* [Exercise brief] The listing below begins with the first line you should copy; stop after the line containing "const names = ['CARGA', 'DESCARGA', 'RECARGA', 'ANILLO', 'ESF.", and drop every picture.

* [Given information]
start

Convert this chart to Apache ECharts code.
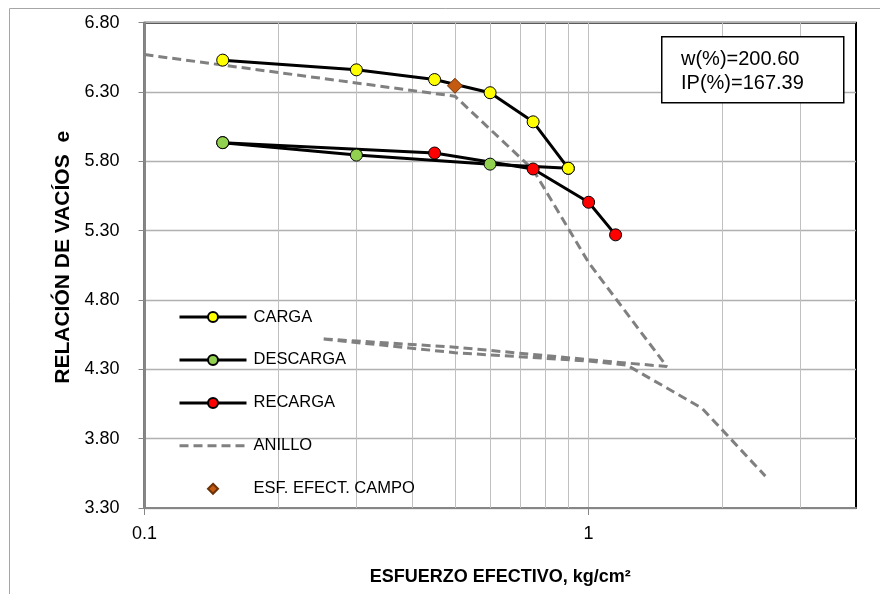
<!DOCTYPE html>
<html>
<head>
<meta charset="utf-8">
<script src="https://cdn.jsdelivr.net/npm/echarts@6/dist/echarts.min.js"></script>
<style>
html,body{margin:0;padding:0;background:#fff;}
#chart{width:880px;height:594px;}
</style>
</head>
<body>
<div id="chart"></div>
<script>
// ---- data ----
const xCarga = [0.15, 0.3, 0.45, 0.6, 0.75, 0.9];
const eCarga = [6.53, 6.46, 6.39, 6.295, 6.085, 5.75];

const xDescarga = [0.9, 0.6, 0.3, 0.15];
const eDescarga = [5.75, 5.78, 5.845, 5.935];

const xRecarga = [0.15, 0.45, 0.75, 1.0, 1.15];
const eRecarga = [5.935, 5.86, 5.745, 5.505, 5.27];

const xAnillo = [0.1, 0.5, 0.75, 1.0, 1.5, 1.0, 0.5, 0.25, 0.5, 1.0, 1.22, 1.8, 2.5];
const eAnillo = [6.57, 6.27, 5.74, 5.07, 4.32, 4.37, 4.46, 4.52, 4.42, 4.36, 4.33, 4.02, 3.53];

const xCampo = [0.5];
const eCampo = [6.345];

const xMajorLabels = [0.1, 1];
const xMinorGrid = [0.2, 0.3, 0.4, 0.5, 0.6, 0.7, 0.8, 0.9, 2, 3];
const yMin = 3.3, yMax = 6.8, yStep = 0.5;
const xMin = 0.1, xMax = 4;

const wPct = '200.60';
const ipPct = '167.39';

const names = ['CARGA', 'DESCARGA', 'RECARGA', 'ANILLO', 'ESF. EFECT. CAMPO'];

// ---- build ----
const zip = (xs, ys) => xs.map((x, i) => [x, ys[i]]);
const FONT = 'Liberation Sans';

const circleSeries = (name, xs, ys, color) => ({
  name, type: 'line', data: zip(xs, ys),
  symbol: 'circle', symbolSize: 12,
  lineStyle: { color: '#000', width: 3 },
  itemStyle: { color: color, borderColor: '#000', borderWidth: 1 },
  z: 3
});

const legendData = names.map(n => {
  if (n === 'ANILLO') return { name: n, itemStyle: { opacity: 0 }, lineStyle: { width: 3 } };
  if (n === 'ESF. EFECT. CAMPO') return { name: n };
  return { name: n, lineStyle: { width: 3 } };
});

const chart = echarts.init(document.getElementById('chart'), null, { renderer: 'canvas' });
chart.setOption({
  animation: false,
  backgroundColor: '#fff',
  textStyle: { fontFamily: FONT },
  grid: {
    left: 144.5, top: 22.7, right: 24, bottom: 86,
    show: true, borderColor: '#000', borderWidth: 2, backgroundColor: 'transparent'
  },
  xAxis: {
    type: 'log', logBase: 10, min: xMin, max: xMax,
    name: 'ESFUERZO EFECTIVO, kg/cm²', nameLocation: 'middle', nameGap: 60,
    nameTextStyle: { fontFamily: FONT, fontSize: 18, fontWeight: 'bold', color: '#000' },
    axisLine: { show: true, lineStyle: { color: '#868686', width: 2 } },
    axisTick: { show: true, length: 7, lineStyle: { color: '#868686', width: 1 }, customValues: xMajorLabels },
    axisLabel: {
      fontFamily: FONT, fontSize: 18, color: '#000', margin: 17,
      formatter: v => (Math.abs(v - 0.1) < 1e-9 ? '0.1' : (Math.abs(v - 1) < 1e-9 ? '1' : ''))
    },
    splitLine: { show: true, lineStyle: { color: '#c0c0c0', width: 1 } },
    minorTick: { show: false }, minorSplitLine: { show: false }
  },
  yAxis: {
    type: 'value', min: yMin, max: yMax, interval: yStep,
    name: 'RELACIÓN DE VACÍOS  e', nameLocation: 'middle', nameGap: 71, nameRotate: 90,
    nameTextStyle: { fontFamily: FONT, fontSize: 21, fontWeight: 'bold', color: '#000', padding: [0, 0, 0, 16] },
    axisLine: { show: true, lineStyle: { color: '#868686', width: 2 } },
    axisTick: { show: true, length: 6, lineStyle: { color: '#868686', width: 1 } },
    axisLabel: { fontFamily: FONT, fontSize: 18, color: '#000', margin: 25, formatter: v => v.toFixed(2) },
    splitLine: { show: true, lineStyle: { color: '#b0b0b0', width: 1.3 } }
  },
  legend: {
    orient: 'vertical', left: 178, top: 308.5, padding: 0,
    itemWidth: 67, itemHeight: 12.5, itemGap: 25.95,
    selectedMode: false,
    data: legendData,
    textStyle: { fontFamily: FONT, fontSize: 16.5, color: '#000', padding: [0, 0, 0, 2] }
  },
  series: [
    {
      name: 'ANILLO', type: 'line', data: zip(xAnillo, eAnillo),
      symbol: 'none',
      lineStyle: { color: '#808080', width: 3, type: [9, 5] },
      itemStyle: { color: '#808080' },
      z: 2,
      markLine: {
        silent: true, symbol: 'none', z: 1,
        label: { show: false },
        lineStyle: { color: '#c0c0c0', width: 1, type: 'solid' },
        emphasis: { disabled: true },
        data: xMinorGrid.map(v => ({ xAxis: v }))
      }
    },
    circleSeries('RECARGA', xRecarga, eRecarga, '#ff0000'),
    circleSeries('DESCARGA', xDescarga, eDescarga, '#92d050'),
    circleSeries('CARGA', xCarga, eCarga, '#ffff00'),
    {
      name: 'ESF. EFECT. CAMPO', type: 'line', data: zip(xCampo, eCampo),
      symbol: 'diamond', symbolSize: 15,
      lineStyle: { width: 0, opacity: 0 },
      itemStyle: { color: '#c55a11', borderColor: '#6b3208', borderWidth: 1 },
      z: 4
    }
  ],
  graphic: [
    { type: 'rect', left: 7, top: 6, shape: { width: 900, height: 620 }, style: { fill: 'none', stroke: '#a6a6a6', lineWidth: 1 }, silent: true, z: -1 },
    { type: 'rect', left: 661, top: 36, shape: { width: 182, height: 66 }, style: { fill: '#fff', stroke: '#000', lineWidth: 1.5 }, z: 10 },
    { type: 'text', left: 681, top: 47, style: { text: 'w(%)=' + wPct + '\nIP(%)=' + ipPct, font: '20px "Liberation Sans"', lineHeight: 24, fill: '#000' }, z: 11 }
  ]
});
</script>
</body>
</html>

end

* [Worked solution]
Convert this chart to Apache ECharts code.
<!DOCTYPE html>
<html>
<head>
<meta charset="utf-8">
<script src="https://cdn.jsdelivr.net/npm/echarts@6/dist/echarts.min.js"></script>
<style>
html,body{margin:0;padding:0;background:#fff;}
#chart{width:880px;height:594px;}
</style>
</head>
<body>
<div id="chart"></div>
<script>
// ---- data ----
const xCarga = [0.15, 0.3, 0.45, 0.6, 0.75, 0.9];
const eCarga = [6.53, 6.46, 6.39, 6.295, 6.085, 5.75];

const xDescarga = [0.9, 0.6, 0.3, 0.15];
const eDescarga = [5.75, 5.78, 5.845, 5.935];

const xRecarga = [0.15, 0.45, 0.75, 1.0, 1.15];
const eRecarga = [5.935, 5.86, 5.745, 5.505, 5.27];

const xAnillo = [0.1, 0.5, 0.75, 1.0, 1.5, 1.0, 0.5, 0.25, 0.5, 1.0, 1.22, 1.8, 2.5];
const eAnillo = [6.57, 6.27, 5.74, 5.07, 4.32, 4.37, 4.46, 4.52, 4.42, 4.36, 4.33, 4.02, 3.53];

const xCampo = [0.5];
const eCampo = [6.345];

const xMajorLabels = [0.1, 1];
const xMinorGrid = [0.2, 0.3, 0.4, 0.5, 0.6, 0.7, 0.8, 0.9, 2, 3];
const yMin = 3.3, yMax = 6.8, yStep = 0.5;
const xMin = 0.1, xMax = 4;

const wPct = '200.60';
const ipPct = '167.39';

const names = ['CARGA', 'DESCARGA', 'RECARGA', 'ANILLO', 'ESF. EFECT. CAMPO'];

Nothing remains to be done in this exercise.